Why are Analog to Digital converters needed? Explain any one Digital converter.

Why are Analog to Digital Converters Needed?

Analog-to-digital converters (ADCs) are electronic devices that convert analog signals, such as those found in nature or produced by electronic sensors, into digital signals that can be processed by digital devices, such as microcontrollers and computers.
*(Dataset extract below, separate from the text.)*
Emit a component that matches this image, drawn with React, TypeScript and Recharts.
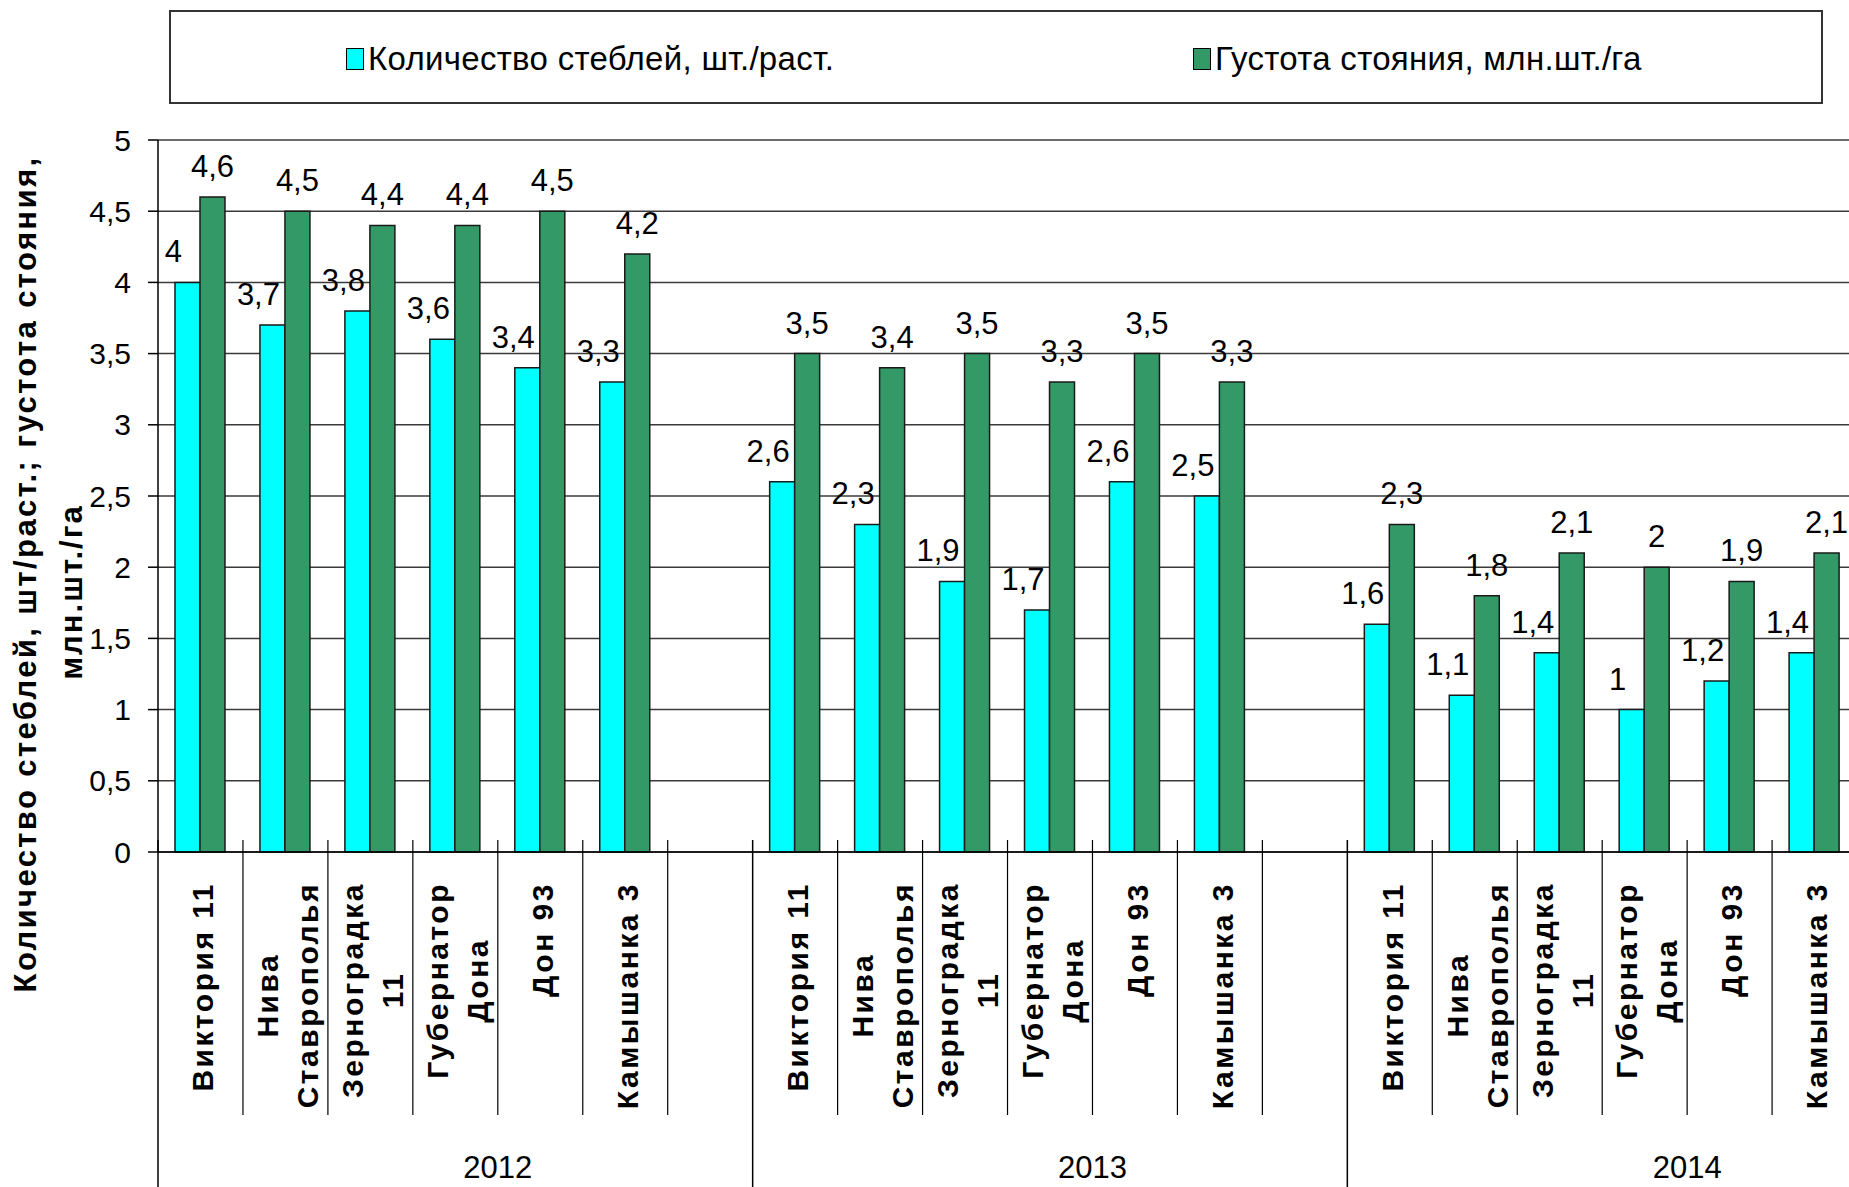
import { BarChart, Bar, XAxis, YAxis, CartesianGrid, Legend, LabelList, Label } from "recharts";

// ── Data ──────────────────────────────────────────────────────

const YEARS = ["2012", "2013", "2014"];

const VARIETIES = [
  ["Виктория 11"],
  ["Нива", "Ставрополья"],
  ["Зерноградка", "11"],
  ["Губернатор", "Дона"],
  ["Дон 93"],
  ["Камышанка 3"],
];

const STEMS_2012 = [4, 3.7, 3.8, 3.6, 3.4, 3.3];
const STEMS_2013 = [2.6, 2.3, 1.9, 1.7, 2.6, 2.5];
const STEMS_2014 = [1.6, 1.1, 1.4, 1, 1.2, 1.4];

const DENSITY_2012 = [4.6, 4.5, 4.4, 4.4, 4.5, 4.2];
const DENSITY_2013 = [3.5, 3.4, 3.5, 3.3, 3.5, 3.3];
const DENSITY_2014 = [2.3, 1.8, 2.1, 2, 1.9, 2.1];

const Y_TICKS = [0, 0.5, 1, 1.5, 2, 2.5, 3, 3.5, 4, 4.5, 5];

const STEMS_NAME = "Количество стеблей, шт./раст.";
const DENSITY_NAME = "Густота стояния, млн.шт./га";
const Y_TITLE = ["Количество стеблей, шт/раст.; густота стояния,", "млн.шт./га"];

const STEMS = [STEMS_2012, STEMS_2013, STEMS_2014];
const DENSITY = [DENSITY_2012, DENSITY_2013, DENSITY_2014];

// each year: 6 varieties + one empty slot
const data = YEARS.flatMap((year, g) => [
  ...VARIETIES.map((lines, i) => ({
    key: `${year}-${i}`,
    year,
    lines,
    stems: STEMS[g][i],
    density: DENSITY[g][i],
  })),
  { key: `${year}-gap`, year, lines: [] as string[], stems: null, density: null },
]);

// ── Layout ────────────────────────────────────────────────────

const CYAN = "#00FFFF";
const GREEN = "#339966";
const FONT = '"Liberation Sans", Arial, sans-serif';

const CHART_W = 1942;
const CHART_H = 1187;
const Y_W = 158;
const X_H = 335;
const LEGEND_H = 140;
const SLOT = (CHART_W - Y_W) / data.length;

const LABEL_FS = 30;
const LABEL_LS = 2.5;
const LINE_GAP = 40;

const fmt = (v: number) => String(v).replace(".", ",");

let ctx: CanvasRenderingContext2D | null = null;
function textWidth(text: string, font: string, ls: number) {
  if (!ctx) ctx = document.createElement("canvas").getContext("2d");
  if (!ctx) return text.length * 16;
  ctx.font = font;
  return ctx.measureText(text).width + ls * text.length;
}

// ── Pieces ────────────────────────────────────────────────────

function VarietyTick(props: any) {
  const { x, y, payload } = props;
  const index = data.findIndex((d) => d.key === payload.value);
  const row = data[index];
  if (!row) return null;
  const left = x - SLOT / 2;
  const groupStart = index % 7 === 0;
  const lines = row.lines;
  const maxLen = Math.max(0, ...lines.map((t) => textWidth(t, `bold ${LABEL_FS}px ${FONT}`, LABEL_LS)));
  const cy = y + 30 + maxLen / 2;

  return (
    <g>
      <line
        x1={left}
        x2={left}
        y1={y - 12}
        y2={groupStart ? CHART_H : y + 263}
        stroke="#000"
        strokeWidth={groupStart ? 1.5 : 1.2}
      />
      {lines.map((t, i) => {
        const cx = x + 2 + (i - (lines.length - 1) / 2) * LINE_GAP + LABEL_FS * 0.36;
        return (
          <text
            key={i}
            x={cx}
            y={cy}
            transform={`rotate(-90 ${cx} ${cy})`}
            textAnchor="middle"
            fontFamily={FONT}
            fontWeight="bold"
            fontSize={LABEL_FS}
            letterSpacing={LABEL_LS}
            fill="#000"
          >
            {t}
          </text>
        );
      })}
      {index % 7 === 3 && (
        <text x={x + SLOT / 2} y={y + 326} textAnchor="middle" fontFamily={FONT} fontSize={31} fill="#000">
          {row.year}
        </text>
      )}
    </g>
  );
}

const valueLabel = (dx: number) => (props: any) => {
  const { x, y, width, value } = props;
  if (value == null) return null;
  return (
    <text
      x={Number(x) + Number(width) / 2 + dx}
      y={Number(y) - 20}
      textAnchor="middle"
      fontFamily={FONT}
      fontSize={31}
      fill="#000"
    >
      {fmt(Number(value))}
    </text>
  );
};

function LegendBox() {
  const item = (color: string, name: string, left: number) => (
    <div style={{ position: "absolute", left, top: 32, display: "flex", alignItems: "center", height: 30 }}>
      <span style={{ width: 16, height: 20, background: color, border: "1px solid #000", marginRight: 4 }} />
      <span style={{ fontSize: 33, fontFamily: FONT, letterSpacing: 0.3, color: "#000", whiteSpace: "nowrap" }}>
        {name}
      </span>
    </div>
  );
  return (
    <div style={{ position: "relative", width: CHART_W, height: LEGEND_H }}>
      <div
        style={{
          position: "absolute",
          left: 169,
          top: 10,
          width: 1654,
          height: 94,
          border: "2px solid #333",
          boxSizing: "border-box",
        }}
      >
        {item(CYAN, STEMS_NAME, 175)}
        {item(GREEN, DENSITY_NAME, 1022)}
      </div>
    </div>
  );
}

function YTitle() {
  return (
    <g fontFamily={FONT} fontWeight="bold" fontSize={31} fill="#000">
      <text x={36} y={574} transform="rotate(-90 36 574)" textAnchor="middle" letterSpacing={2.4}>
        {Y_TITLE[0]}
      </text>
      <text x={82} y={592} transform="rotate(-90 82 592)" textAnchor="middle" letterSpacing={2}>
        {Y_TITLE[1]}
      </text>
    </g>
  );
}

export default function App() {
  return (
    <div
      style={{
        position: "fixed",
        left: 0,
        top: 0,
        width: 1849,
        height: 1187,
        overflow: "hidden",
        background: "#fff",
      }}
    >
      <BarChart
        width={CHART_W}
        height={CHART_H}
        data={data}
        margin={{ top: 0, right: 0, bottom: 0, left: 0 }}
        barCategoryGap="20%"
        barGap={0}
      >
        <Legend verticalAlign="top" align="left" content={() => <LegendBox />} wrapperStyle={{ top: 0, left: 0 }} />
        <CartesianGrid vertical={false} stroke="#3a3a3a" strokeWidth={1.5} />
        <XAxis
          dataKey="key"
          interval={0}
          height={X_H}
          tickLine={false}
          tickSize={0}
          tickMargin={0}
          axisLine={{ stroke: "#000", strokeWidth: 1.5 }}
          tick={<VarietyTick />}
        />
        <YAxis
          width={Y_W}
          domain={[0, 5]}
          ticks={Y_TICKS}
          interval={0}
          tickFormatter={fmt}
          tickSize={10}
          tickMargin={17}
          axisLine={{ stroke: "#000", strokeWidth: 1.5 }}
          tickLine={{ stroke: "#000", strokeWidth: 1.5 }}
          tick={{ fontSize: 30, fontFamily: FONT, fill: "#000" }}
        >
          <Label content={() => <YTitle />} />
        </YAxis>
        <Bar dataKey="stems" name={STEMS_NAME} fill={CYAN} stroke="#1a1a1a" strokeWidth={1.5} isAnimationActive={false}>
          <LabelList dataKey="stems" content={valueLabel(-14)} />
        </Bar>
        <Bar dataKey="density" name={DENSITY_NAME} fill={GREEN} stroke="#1a1a1a" strokeWidth={1.5} isAnimationActive={false}>
          <LabelList dataKey="density" content={valueLabel(0)} />
        </Bar>
      </BarChart>
    </div>
  );
}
There are many reasons why ADCs are needed, but some of the most common include:

• Interfacing with Digital Systems: Many modern systems are digital, meaning that they process and store information in binary format. Analog signals, on the other hand, are continuous and can take on any value within a certain range. In order to interface with digital systems, analog signals must be converted into digital signals.
• Data Storage and Transmission: Analog signals are difficult to store and transmit, as they are susceptible to noise and interference. Digital signals, on the other hand, are much more robust and can be stored and transmitted more easily.
• Signal Processing: Digital signals can be processed much more easily than analog signals. This is because digital signals can be represented as a series of numbers, which can be manipulated using mathematical operations. Analog signals, on the other hand, cannot be easily manipulated in this way.

Basic Operation of an ADC

ADCs operate on the principle of quantization, which is the process of dividing a continuous signal into a series of discrete levels. The number of levels that an ADC can distinguish between is determined by its resolution, which is typically measured in bits. The higher the resolution of an ADC, the more accurately it can represent analog signals.

The basic operation of an ADC can be divided into three steps:

1. Sampling: The first step is to sample the analog signal. This means taking measurements of the signal at regular intervals. The sampling rate must be high enough to capture all of the important information in the signal.
2. Quantization: Once the signal has been sampled, it is quantized into a series of discrete levels. This is done by comparing the sampled values to a set of reference values. The reference values are typically evenly spaced, so that the difference between any two adjacent reference values is equal to the resolution of the ADC.
3. Encoding: The final step is to encode the quantized values into a digital format. This is typically done using a binary code, in which each quantized value is represented by a series of 0s and 1s.

Types of ADCs

There are many different types of ADCs, each with its own advantages and disadvantages. Some of the most common types of ADCs include:

• Successive Approximation ADCs: Successive approximation ADCs work by repeatedly comparing the analog signal to a series of reference values. The reference values are adjusted until the ADC finds the reference value that is closest to the analog signal.
• Flash ADCs: Flash ADCs work by comparing the analog signal to a set of reference values all at once. The reference values are typically stored in a comparator array. The comparator array outputs a digital code that represents the quantized value of the analog signal.
• Sigma-Delta ADCs: Sigma-delta ADCs use a different technique to convert analog signals to digital signals. Sigma-delta ADCs modulate the analog signal into a high-frequency bit stream. The bit stream is then filtered and decimated to produce a digital output signal.

Applications of ADCs

ADCs are used in wide variety of applications, including:

• Data Acquisition: ADCs are used to convert analog signals from sensors into digital signals that can be processed by microcontrollers and computers.
• Audio Processing: ADCs are used to convert analog audio signals into digital signals that can be processed by digital audio devices, such as MP3 players and CD players.
• Video Processing: ADCs are used to convert analog video signals into digital signals that can be processed by digital video devices, such as televisions and video cameras.
• Communications: ADCs are used to convert analog signals from modems and other communication devices into digital signals that can be transmitted over digital communication channels.

Conclusion

ADCs are essential components in many modern electronic systems. They convert analog signals into digital signals, which can be processed, stored, and transmitted more easily.